By Patrick Tedder
For better or worse, I decided to relive my childhood by watching Haim Saban’s Might Morphin Power Rangers on Netflix. And, just as the Power Rangers wouldn’t give up, I would watch every episode, no matter how tedious, to completion.
What made the Power Rangers such a hit? For starters, there are a lot of episodes. The sheer quantity dominated key after-school time. It was practically impossible to turn on the TV and not see an episode when it was on syndicated television. In addition, the show was episodic. While it does progress to short story arcs, more often than not it didn’t matter which episode you caught, a key component for kids with busy afterschool schedules. Lastly, there’s the Godzilla effect.
Godzilla happens to be one of my favorite properties of all time. There’s a different kind of special effects wizardry at play with Japanese monster movies. Yes, sometimes they’re cheesy as hell, but often times, they can be good enough to make you wonder “how did they do that?” Lastly, the special effects are consistent. Instead of being jarred by the occasional effect that removes you from the show, Power Rangers bombards its audience with clever mixtures of reshoots to localize for its audience, while using a plethora of Japanese action scenes.
So how does the show fare after all these years? Honestly, much in the same way it did when it first aired.
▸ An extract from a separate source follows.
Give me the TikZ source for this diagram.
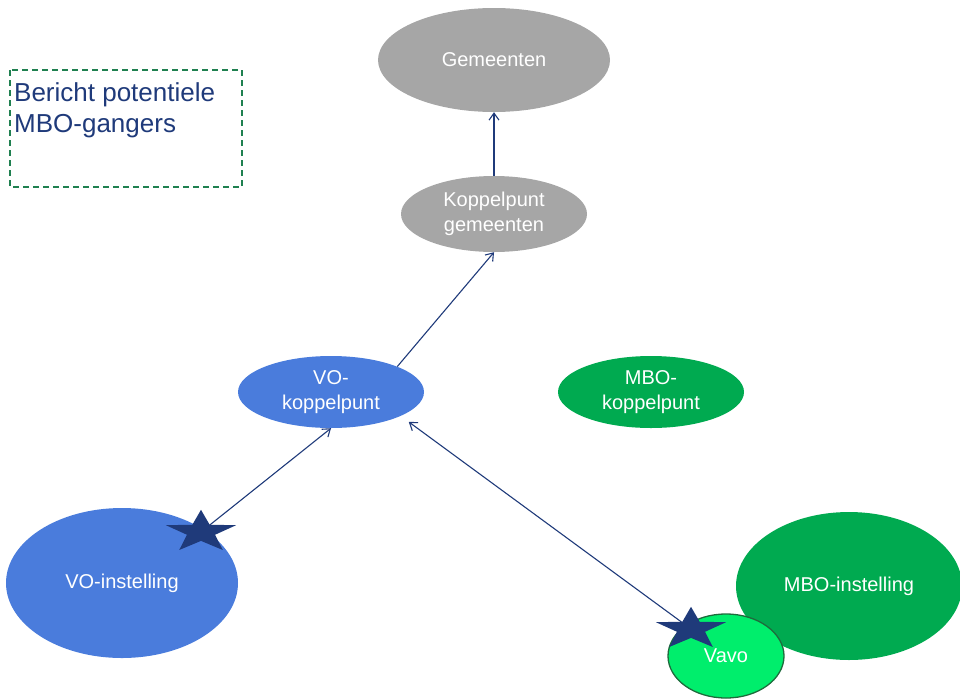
\documentclass[tikz,border=0pt]{standalone}
\usepackage{fontspec}
\setmainfont{Liberation Sans}
\usepackage{tikz}
\usetikzlibrary{arrows.meta, shapes.geometric}
\definecolor{gemgray}{HTML}{A6A6A6}
\definecolor{vobluefill}{HTML}{4A7CDC}
\definecolor{mbogreen}{HTML}{00AA50}
\definecolor{vavogreen}{HTML}{00EE6C}
\definecolor{vavoedge}{HTML}{1E6B3C}
\definecolor{navy}{HTML}{1F3A7A}
\definecolor{boxgreen}{HTML}{1F8050}
\tikzset{
  blob/.style={ellipse, inner sep=0pt, text=white, align=center,
    font=\fontsize{20}{25}\selectfont},
  gem state/.style={blob, fill=gemgray},
  vo state/.style={blob, fill=vobluefill},
  mbo state/.style={blob, fill=mbogreen},
  vavo state/.style={blob, fill=vavogreen, draw=vavoedge, line width=1.3pt},
  link/.style={->, draw=navy, line width=1.1pt,
    >={Straight Barb[length=7pt, width=10pt]}},
  navystar/.style={star, star points=5, star point ratio=2.5, fill=navy,
    minimum size=74pt, inner sep=0pt, yscale=0.6, transform shape}
}

\begin{document}
\begin{tikzpicture}[x=1pt, y=-1pt]
\useasboundingbox (0,0) rectangle (960,699);

% legend box
\draw[boxgreen, dashed, line width=1.3pt, dash pattern=on 6pt off 4pt]
  (10,70) rectangle (242,187);
\node[anchor=north west, inner sep=0pt, text=navy, align=left,
  font=\fontsize{26}{31.5}\selectfont] (bericht) at (14,82)
  {Bericht potentiele\\MBO-gangers};

% gemeenten
\node[gem state, minimum width=232pt, minimum height=104pt] (gem) at (494,60) {\raisebox{-2pt}{Gemeenten}};
\node[gem state, minimum width=186pt, minimum height=76pt] (kpgem) at (494,214) {Koppelpunt\\gemeenten};

% koppelpunten
\node[vo state, minimum width=186pt, minimum height=72pt] (vokp) at (331,392) {VO-\\koppelpunt};
\node[mbo state, minimum width=186pt, minimum height=72pt] (mbokp) at (651,392) {MBO-\\koppelpunt};

% instellingen
\node[vo state, minimum width=232pt, minimum height=150pt] (voinst) at (122,583) {\raisebox{-2pt}{VO-instelling}};
\node[mbo state, minimum width=226pt, minimum height=148pt] (mboinst) at (849,586) {\raisebox{-2pt}{MBO-instelling}};
\node[vavo state, minimum width=116pt, minimum height=84pt] (vavo) at (726,656) {\raisebox{-5pt}{Vavo}};

\coordinate (s1) at (201,532);
\coordinate (s2) at (691,629);

\draw[link] (kpgem) -- (gem);
\draw[link] (vokp.21.5) -- (kpgem.south);
\draw[link] (s1) -- (vokp.south);
\draw[link, shorten >=10pt] (s2) -- (vokp.-19);
\node[navystar] (star1) at (s1) {};
\node[navystar] (star2) at (s2) {};
\end{tikzpicture}
\end{document}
It’s no different than any longstanding comic book property where problems are solved with a good, old fashioned ass-kicking; good beats evil into submission, and our heroes can call it a day until evil comes back for more. It’s a cycle that doesn’t take much thought, and in 30 minute increments is easily palpable.
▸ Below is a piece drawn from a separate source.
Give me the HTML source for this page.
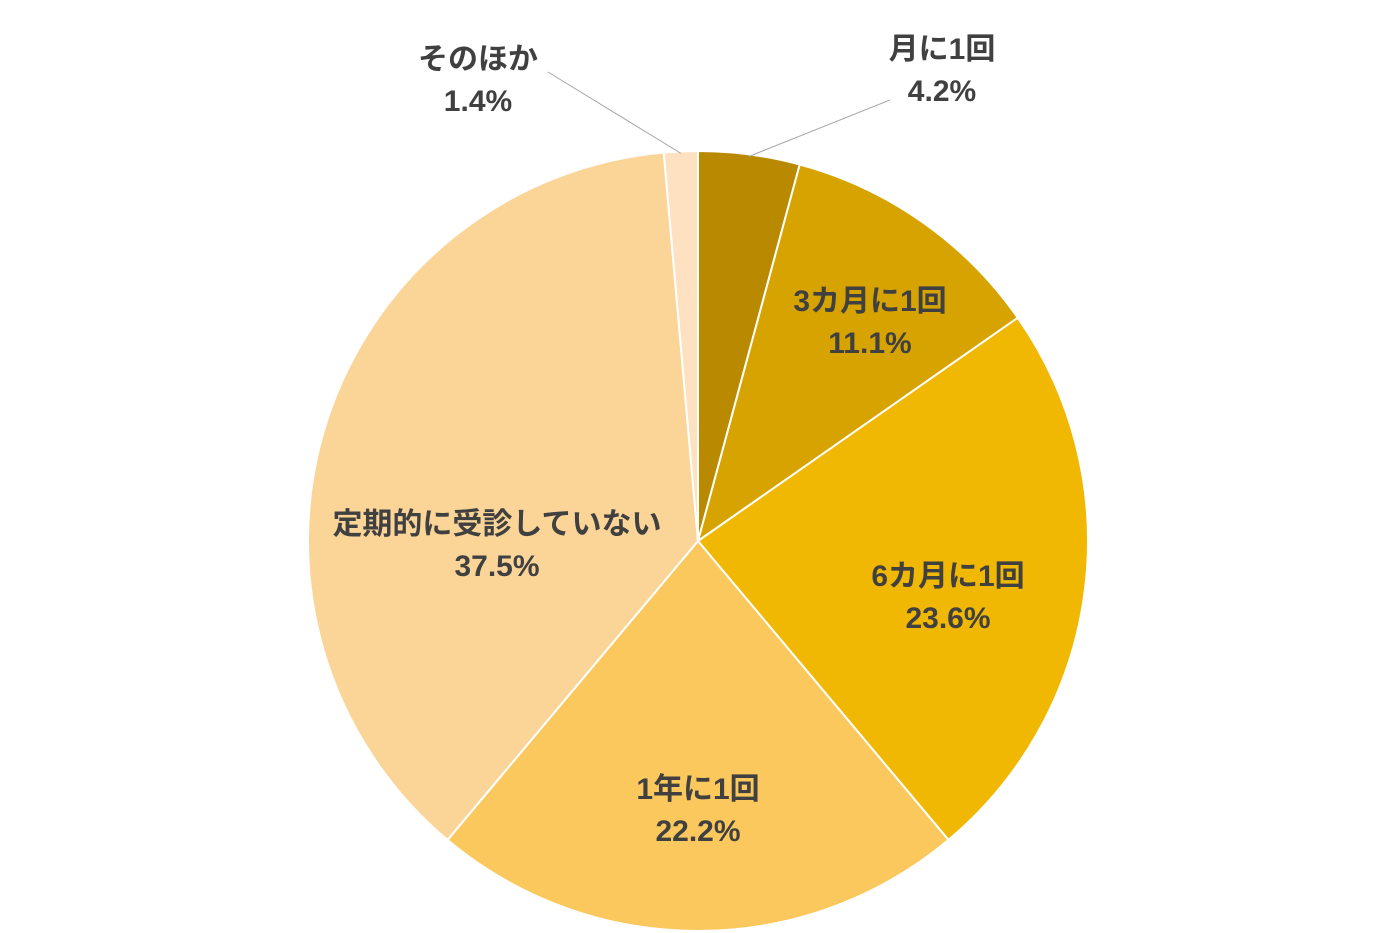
<!DOCTYPE html>
<html><head><meta charset="utf-8">
<style>
html,body{margin:0;padding:0;background:#fff;}
svg{display:block;}
text{font-family:"Liberation Sans","Noto Sans CJK JP",sans-serif;font-size:30px;fill:#404040;font-weight:bold;text-anchor:middle;}
</style></head>
<body>
<svg id="chart" width="1400" height="933"></svg>
<script>
const categories=["月に1回","3カ月に1回","6カ月に1回","1年に1回","定期的に受診していない","そのほか"];
const values=[4.2,11.1,23.6,22.2,37.5,1.4];
const valueLabels=["4.2%","11.1%","23.6%","22.2%","37.5%","1.4%"];
const colors=["#B98A00","#D6A300","#F0B802","#FAC85C","#FBD598","#FDE1C0"];
const cx=698,cy=541,r=390;
const labelPos=[[942,48],[870,300],[948,575],[698,788],[497,523],[478,58]];
const svg=document.getElementById('chart');
const NS="http://www.w3.org/2000/svg";
const total=values.reduce((a,b)=>a+b,0);
function pt(a,rr){return [cx+rr*Math.sin(a),cy-rr*Math.cos(a)];}
let acc=0;
const mids=[];
values.forEach((v,i)=>{
  const a0=acc/total*2*Math.PI;acc+=v;const a1=acc/total*2*Math.PI;
  const p0=pt(a0,r),p1=pt(a1,r);
  const large=(a1-a0)>Math.PI?1:0;
  const p=document.createElementNS(NS,'path');
  p.setAttribute('d',`M${cx},${cy}L${p0[0]},${p0[1]}A${r},${r} 0 ${large} 1 ${p1[0]},${p1[1]}Z`);
  p.setAttribute('fill',colors[i]);p.setAttribute('stroke','#fff');p.setAttribute('stroke-width','2');
  
  
  svg.appendChild(p);
  mids.push((a0+a1)/2);
});
const outside=[0,5];
values.forEach((v,i)=>{
  const x=labelPos[i][0],y=labelPos[i][1];
  if(outside.includes(i)){
    const e=pt(mids[i],r-2);
    const lx=i===0?890:548, ly=i===0?100:72;
    const l=document.createElementNS(NS,'line');
    l.setAttribute('x1',e[0]);l.setAttribute('y1',e[1]);l.setAttribute('x2',lx);l.setAttribute('y2',ly);
    l.setAttribute('stroke','#A6A6A6');l.setAttribute('stroke-width','1');
    
    
    svg.appendChild(l);
  }
  const t1=document.createElementNS(NS,'text');
  t1.setAttribute('x',x);t1.setAttribute('y',y+11);t1.textContent=categories[i];
  
  
  svg.appendChild(t1);
  const t2=document.createElementNS(NS,'text');
  t2.setAttribute('x',x);t2.setAttribute('y',y+53);t2.textContent=valueLabels[i];
  
  
  svg.appendChild(t2);
});
</script>
</body></html>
There’s also the diverse cast; two girls and three guys, each unique if not one-note personalities. Kimberly the Pink Ranger is into gymnastics, Billie the Blue Ranger is into science etc. The cherry on top is Bulk and Skull, the high school punks who act as constant, low-brow comic relief. We’re talking pies to the face, throwing up, and general buffoonery. Again, it’s not that it doesn’t make for some tedious episodes, but there’s enough substance to make for enough original combinations for story lines.
Due to the success of the show and also the realization that there really was only so much they could with each character before pushing their audience to the point of insanity, the show does switch things up with 2-3 episode story arcs. One of the most famous is that of the Green Ranger and later the White Ranger. Moving forward, whenever anything started to feel stale, the Power Rangers would get new weapons or Zords, their names for mechs. When even this approach started to hit a wall, the show would evolve to its next arc where the Power Rangers became Ninja Rangers. The formula continues today as they’ve gone through a dinosaur phase, truck phase, space phase and so much more. The premise remains the same, but who doesn’t appreciate a fresh coat of paint? The toy company certainly does.
What else is there to say? I suppose I could analyze individual episodes or arcs, but that would be counterintuitive to the show’s real nature. Should you watch it? Well … if you have no knowledge of the Power Rangers, I’d say check out a few episodes for general reference. If like me, this was a huge staple of being a kid, then you most certainly owe it to yourself to check it out. Otherwise, maybe you’ll want to start fresh and get excited for the new moving coming out later this year.